> **Available data**:
________

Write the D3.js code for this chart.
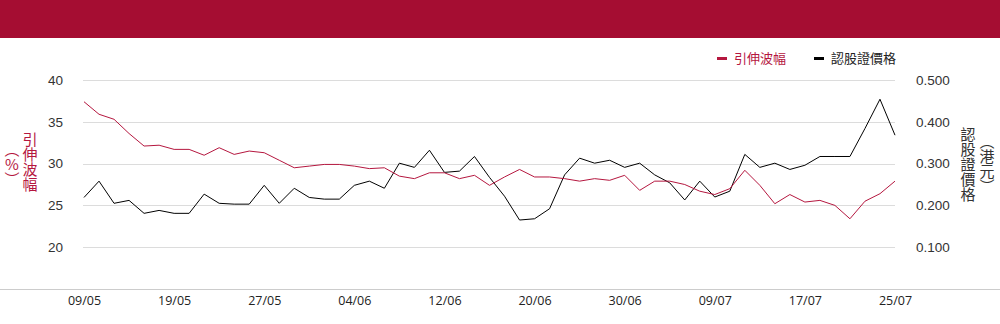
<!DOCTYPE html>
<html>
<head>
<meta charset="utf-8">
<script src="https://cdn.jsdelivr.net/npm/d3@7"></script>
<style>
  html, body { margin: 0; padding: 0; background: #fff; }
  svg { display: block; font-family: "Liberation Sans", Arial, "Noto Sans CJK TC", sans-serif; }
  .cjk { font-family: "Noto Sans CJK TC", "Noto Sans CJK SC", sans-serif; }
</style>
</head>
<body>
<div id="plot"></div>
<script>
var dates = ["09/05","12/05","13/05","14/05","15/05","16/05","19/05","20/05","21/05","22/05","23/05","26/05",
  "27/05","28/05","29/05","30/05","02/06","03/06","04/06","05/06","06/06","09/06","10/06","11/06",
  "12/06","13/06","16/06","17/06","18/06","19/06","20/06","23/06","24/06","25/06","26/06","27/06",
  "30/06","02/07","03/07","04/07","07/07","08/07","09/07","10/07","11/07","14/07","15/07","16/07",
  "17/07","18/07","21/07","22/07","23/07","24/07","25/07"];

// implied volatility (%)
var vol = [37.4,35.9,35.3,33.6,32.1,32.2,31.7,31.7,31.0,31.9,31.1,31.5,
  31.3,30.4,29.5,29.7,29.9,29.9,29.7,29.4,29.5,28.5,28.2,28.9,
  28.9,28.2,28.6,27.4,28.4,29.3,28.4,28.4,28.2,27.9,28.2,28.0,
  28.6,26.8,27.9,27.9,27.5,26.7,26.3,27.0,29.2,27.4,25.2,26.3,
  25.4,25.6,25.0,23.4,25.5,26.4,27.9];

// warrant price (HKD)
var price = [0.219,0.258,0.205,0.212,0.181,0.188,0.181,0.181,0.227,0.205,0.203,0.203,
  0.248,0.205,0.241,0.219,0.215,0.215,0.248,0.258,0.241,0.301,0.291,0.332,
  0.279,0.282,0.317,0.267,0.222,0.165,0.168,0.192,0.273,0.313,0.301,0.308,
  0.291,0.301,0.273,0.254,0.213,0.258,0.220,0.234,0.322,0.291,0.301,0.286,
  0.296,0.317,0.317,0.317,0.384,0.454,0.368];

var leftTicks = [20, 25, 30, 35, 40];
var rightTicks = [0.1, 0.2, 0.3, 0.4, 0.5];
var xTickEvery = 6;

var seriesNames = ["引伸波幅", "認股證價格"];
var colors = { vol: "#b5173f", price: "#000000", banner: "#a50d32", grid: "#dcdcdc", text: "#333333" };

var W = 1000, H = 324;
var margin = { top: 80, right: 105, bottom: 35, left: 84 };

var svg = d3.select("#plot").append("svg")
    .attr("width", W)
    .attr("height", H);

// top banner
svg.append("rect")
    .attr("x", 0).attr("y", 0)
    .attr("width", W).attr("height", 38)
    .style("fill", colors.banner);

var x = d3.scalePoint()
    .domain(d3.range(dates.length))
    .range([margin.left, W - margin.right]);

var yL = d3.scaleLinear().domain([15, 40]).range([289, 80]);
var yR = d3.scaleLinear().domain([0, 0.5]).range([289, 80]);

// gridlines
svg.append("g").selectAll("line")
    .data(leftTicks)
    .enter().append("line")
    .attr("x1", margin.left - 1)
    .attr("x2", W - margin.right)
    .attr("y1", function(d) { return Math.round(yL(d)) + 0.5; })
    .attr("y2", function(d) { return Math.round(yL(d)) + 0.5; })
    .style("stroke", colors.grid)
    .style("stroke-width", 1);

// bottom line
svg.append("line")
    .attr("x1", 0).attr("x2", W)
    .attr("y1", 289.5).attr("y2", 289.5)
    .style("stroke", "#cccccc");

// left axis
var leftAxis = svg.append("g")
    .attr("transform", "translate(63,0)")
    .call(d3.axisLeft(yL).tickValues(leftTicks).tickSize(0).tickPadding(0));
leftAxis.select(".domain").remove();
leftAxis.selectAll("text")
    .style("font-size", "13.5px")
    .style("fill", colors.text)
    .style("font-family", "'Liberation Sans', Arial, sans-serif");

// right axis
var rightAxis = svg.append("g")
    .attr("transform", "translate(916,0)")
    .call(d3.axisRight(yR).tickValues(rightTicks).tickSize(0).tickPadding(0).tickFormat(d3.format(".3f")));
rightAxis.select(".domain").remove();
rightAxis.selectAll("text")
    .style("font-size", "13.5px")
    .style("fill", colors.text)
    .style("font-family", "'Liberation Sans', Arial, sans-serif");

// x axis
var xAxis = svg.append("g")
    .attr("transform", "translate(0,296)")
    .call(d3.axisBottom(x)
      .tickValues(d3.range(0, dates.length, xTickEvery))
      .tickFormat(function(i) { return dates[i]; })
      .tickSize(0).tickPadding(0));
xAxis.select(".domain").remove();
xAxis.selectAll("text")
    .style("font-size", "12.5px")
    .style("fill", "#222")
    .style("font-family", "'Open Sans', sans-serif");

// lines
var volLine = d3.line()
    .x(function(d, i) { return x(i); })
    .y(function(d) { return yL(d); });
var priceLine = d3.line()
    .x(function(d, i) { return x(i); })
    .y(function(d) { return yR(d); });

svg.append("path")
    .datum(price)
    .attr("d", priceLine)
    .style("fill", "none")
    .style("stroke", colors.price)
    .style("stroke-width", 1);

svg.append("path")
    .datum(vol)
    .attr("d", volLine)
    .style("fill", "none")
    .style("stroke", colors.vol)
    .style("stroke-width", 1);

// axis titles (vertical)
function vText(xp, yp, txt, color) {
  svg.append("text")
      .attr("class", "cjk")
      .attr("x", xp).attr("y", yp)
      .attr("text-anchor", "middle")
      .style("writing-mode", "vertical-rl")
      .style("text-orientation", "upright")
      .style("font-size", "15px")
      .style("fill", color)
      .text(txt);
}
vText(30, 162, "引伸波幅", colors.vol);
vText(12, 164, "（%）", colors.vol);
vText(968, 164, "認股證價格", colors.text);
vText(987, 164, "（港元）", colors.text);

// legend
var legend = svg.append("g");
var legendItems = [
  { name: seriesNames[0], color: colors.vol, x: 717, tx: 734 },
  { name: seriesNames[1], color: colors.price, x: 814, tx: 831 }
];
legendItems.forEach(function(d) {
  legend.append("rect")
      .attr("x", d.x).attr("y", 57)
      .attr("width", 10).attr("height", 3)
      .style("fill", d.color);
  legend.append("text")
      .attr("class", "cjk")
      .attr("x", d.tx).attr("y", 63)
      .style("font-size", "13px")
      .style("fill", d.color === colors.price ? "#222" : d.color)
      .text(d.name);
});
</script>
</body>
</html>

________

> **Task to carry out**: From the top of the listing above, repeat each line exactly until you reach the line containing "25.4,25.6,25.0,23.4,25.5,26.4,27.9];", and repeat that one too. Leave the pictures out.

> **Response to this task**:
Write the D3.js code for this chart.
<!DOCTYPE html>
<html>
<head>
<meta charset="utf-8">
<script src="https://cdn.jsdelivr.net/npm/d3@7"></script>
<style>
  html, body { margin: 0; padding: 0; background: #fff; }
  svg { display: block; font-family: "Liberation Sans", Arial, "Noto Sans CJK TC", sans-serif; }
  .cjk { font-family: "Noto Sans CJK TC", "Noto Sans CJK SC", sans-serif; }
</style>
</head>
<body>
<div id="plot"></div>
<script>
var dates = ["09/05","12/05","13/05","14/05","15/05","16/05","19/05","20/05","21/05","22/05","23/05","26/05",
  "27/05","28/05","29/05","30/05","02/06","03/06","04/06","05/06","06/06","09/06","10/06","11/06",
  "12/06","13/06","16/06","17/06","18/06","19/06","20/06","23/06","24/06","25/06","26/06","27/06",
  "30/06","02/07","03/07","04/07","07/07","08/07","09/07","10/07","11/07","14/07","15/07","16/07",
  "17/07","18/07","21/07","22/07","23/07","24/07","25/07"];

// implied volatility (%)
var vol = [37.4,35.9,35.3,33.6,32.1,32.2,31.7,31.7,31.0,31.9,31.1,31.5,
  31.3,30.4,29.5,29.7,29.9,29.9,29.7,29.4,29.5,28.5,28.2,28.9,
  28.9,28.2,28.6,27.4,28.4,29.3,28.4,28.4,28.2,27.9,28.2,28.0,
  28.6,26.8,27.9,27.9,27.5,26.7,26.3,27.0,29.2,27.4,25.2,26.3,
  25.4,25.6,25.0,23.4,25.5,26.4,27.9];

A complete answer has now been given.